Our Latest Acquisition - A Polyphon (c.1900)
We have recently acquired a POLYPHON plus disc……
For those not familiar with mechanical music (the majority of us!), a Polyphon was a sort of disc-playing musical box. It was designed in 1870 by Polyphon Musikwerke, Leipzig, Germany and was manufactured until the early 1900s. During this period, these instruments were exported throughout the world and appropriate musical discs wereavailable for European markets, as well as further afield.
Polyphons were the equivalent of 1950/60s Juke Boxes! They were usually installed in places of public entertainment, such as public houses or music halls, where visitors could select a tune, by the insertion of a coin into a slot – so they were also quite a useful source of a little extra revenue!
The Polyphon disc has plectra protruding from its underside.
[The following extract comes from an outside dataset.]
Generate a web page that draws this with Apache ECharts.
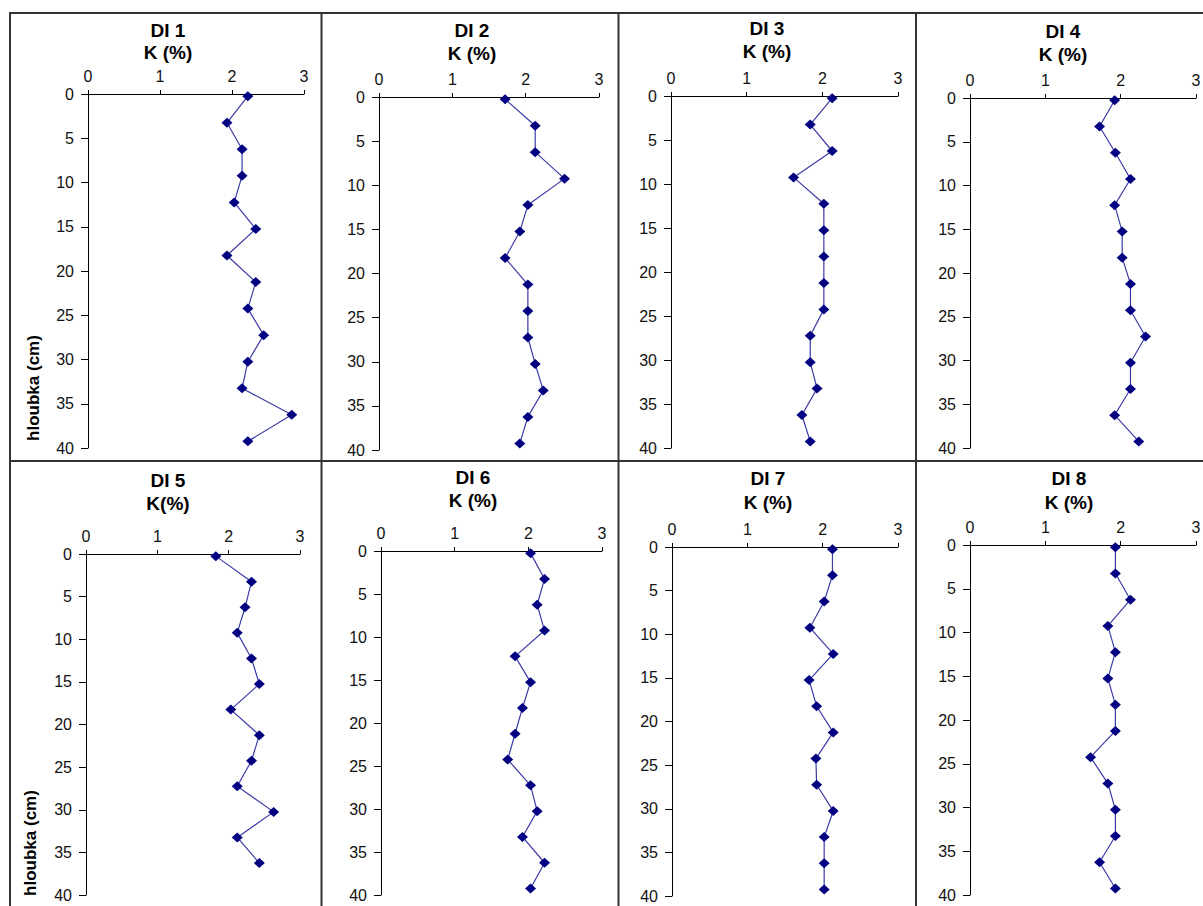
<!DOCTYPE html>
<html>
<head>
<meta charset="utf-8">
<script src="https://cdn.jsdelivr.net/npm/echarts@6/dist/echarts.min.js"></script>
<style>
html,body{margin:0;padding:0;background:#fff;}
#c{width:1203px;height:906px;}
</style>
</head>
<body>
<div id="c"></div>
<script>
// ---- data ----
var titles = ['DI 1','DI 2','DI 3','DI 4','DI 5','DI 6','DI 7','DI 8'];
var subTitles = ['K (%)','K (%)','K (%)','K (%)','K(%)','K (%)','K (%)','K (%)'];
var depths = [0.25, 3.25, 6.25, 9.25, 12.25, 15.25, 18.25, 21.25, 24.25, 27.25, 30.25, 33.25, 36.25, 39.25];
var k1 = [2.22,1.93,2.14,2.14,2.03,2.33,1.93,2.33,2.22,2.44,2.22,2.14,2.83,2.22];
var k2 = [1.72,2.13,2.13,2.53,2.03,1.92,1.72,2.03,2.03,2.03,2.13,2.24,2.03,1.92];
var k3 = [2.13,1.84,2.13,1.62,2.02,2.02,2.02,2.02,2.02,1.84,1.84,1.93,1.73,1.84];
var k4 = [1.92,1.72,1.93,2.13,1.92,2.02,2.02,2.13,2.13,2.33,2.13,2.13,1.92,2.24];
var k5 = [1.82,2.32,2.23,2.12,2.32,2.43,2.03,2.43,2.32,2.12,2.63,2.12,2.43];
var k6 = [2.03,2.22,2.12,2.22,1.82,2.03,1.92,1.82,1.72,2.03,2.12,1.92,2.22,2.03];
var k7 = [2.13,2.13,2.02,1.83,2.14,1.82,1.92,2.14,1.91,1.92,2.14,2.02,2.02,2.02];
var k8 = [1.93,1.93,2.13,1.83,1.93,1.83,1.93,1.93,1.60,1.83,1.93,1.93,1.72,1.93];
var kSeries = [k1,k2,k3,k4,k5,k6,k7,k8];
var yAxisName = 'hloubka (cm)';

// ---- layout ----
var grids = [
  {left:88, top:94, width:216, height:354},
  {left:379, top:97, width:220, height:353},
  {left:671, top:96, width:227, height:352},
  {left:970, top:98, width:226, height:350},
  {left:86, top:554, width:214, height:341},
  {left:381, top:551, width:221, height:344},
  {left:672, top:547, width:226, height:349},
  {left:970, top:545, width:226, height:350}
];
var titlePos = [
  [168,30,52],[472,30,53],[767,28,51],[1063,31,54],
  [168,480,503],[473,477,500],[768,478,502],[1069,478,502]
];

var FONT = '"Liberation Sans", Arial, sans-serif';
var option = {
  animation:false,
  backgroundColor:'#fff',
  grid:[], xAxis:[], yAxis:[], series:[], graphic:[]
};

for (var i=0;i<8;i++){
  var g = grids[i];
  option.grid.push({left:g.left, top:g.top, width:g.width, height:g.height, containLabel:false, outerBoundsMode:'none'});
  option.xAxis.push({
    type:'value', gridIndex:i, position:'top', min:0, max:3, interval:1,
    axisLine:{show:true, onZero:false, lineStyle:{color:'#000', width:1}},
    axisTick:{show:true, length:4, lineStyle:{color:'#000'}},
    axisLabel:{color:'#111', fontSize:16, fontFamily:FONT, margin:10},
    splitLine:{show:false}
  });
  option.yAxis.push({
    type:'value', gridIndex:i, inverse:true, min:0, max:40, interval:5,
    axisLine:{show:true, onZero:false, lineStyle:{color:'#000', width:1}},
    axisTick:{show:true, length:7, lineStyle:{color:'#000'}},
    axisLabel:{color:'#111', fontSize:16, fontFamily:FONT, margin:14},
    splitLine:{show:false}
  });
  var data = [];
  var ks = kSeries[i];
  for (var j=0;j<ks.length;j++){ data.push([ks[j], depths[j]]); }
  option.series.push({
    type:'line', xAxisIndex:i, yAxisIndex:i, data:data,
    symbol:'diamond', symbolSize:[11,10],
    itemStyle:{color:'#000080'},
    lineStyle:{color:'#3a3aa6', width:1.2}
  });
  var tp = titlePos[i];
  option.graphic.push({
    type:'text', x:tp[0], y:tp[1], z:10,
    style:{text:titles[i], fill:'#000', font:'bold 19px '+FONT, textAlign:'center', textVerticalAlign:'middle'}
  });
  option.graphic.push({
    type:'text', x:tp[0], y:tp[2], z:10,
    style:{text:subTitles[i], fill:'#000', font:'bold 19px '+FONT, textAlign:'center', textVerticalAlign:'middle'}
  });
}

// rotated y-axis names for left column
option.graphic.push({
  type:'text', x:33, y:388, rotation:Math.PI/2, z:10,
  style:{text:yAxisName, fill:'#000', font:'bold 17px '+FONT, textAlign:'center', textVerticalAlign:'middle'}
});
option.graphic.push({
  type:'text', x:30, y:843, rotation:Math.PI/2, z:10,
  style:{text:yAxisName, fill:'#000', font:'bold 17px '+FONT, textAlign:'center', textVerticalAlign:'middle'}
});

// panel frame lines
var frameColor = '#333';
var lines = [
  [9,13,1203,13],
  [10,13,10,906],
  [321.5,13,321.5,906],
  [618.5,13,618.5,906],
  [916,13,916,906],
  [10,461,1203,461]
];
lines.forEach(function(l){
  option.graphic.push({type:'line', z:5, shape:{x1:l[0],y1:l[1],x2:l[2],y2:l[3]}, style:{stroke:frameColor, lineWidth:2}});
});

var chart = echarts.init(document.getElementById('c'), null, {renderer:'svg'});
chart.setOption(option);
</script>
</body>
</html>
As the disc rotates, the plectra make contact with a ratchet mechanism, which plucks a tooth on an instrument comb, and so produces a sound that is then amplified by a sounding board.
Our example has been converted from the original hand-wound clockwork motor, to use a modern 240v mains motor.
Unfortunately, whoever carried out the conversion, had scant regard for modern Health and Safety standards, so that the inserted coins end up rolling into the same area as the mains terminals!
Not a good idea…… and we’ll have to carry out some work to make the system safe to use before it can be displayed!!!
At the same time, we intend to convert the coin slot mechanism to accept our largest circular coin (£2). This doesn’t mean you’ll have to pay £2 to hear it play! – simply that we will have the option of using all the circular (hopefully, British!) currency available to us. Most of our other coins (the new £1 and 50p and 20p coins) have too many sides to make rolling down the coin chute reliable.
We also hope to purchase some more discs, to give us a bit of variety in the tunes that can be played. (This is more for the benefit of the long-suffering exhibition guides rather than the visiting public!)
***As a side note:- A 1931 agreement with Polyphon gave Decca exclusive British license to record on this label, which later became ‘Polydor’.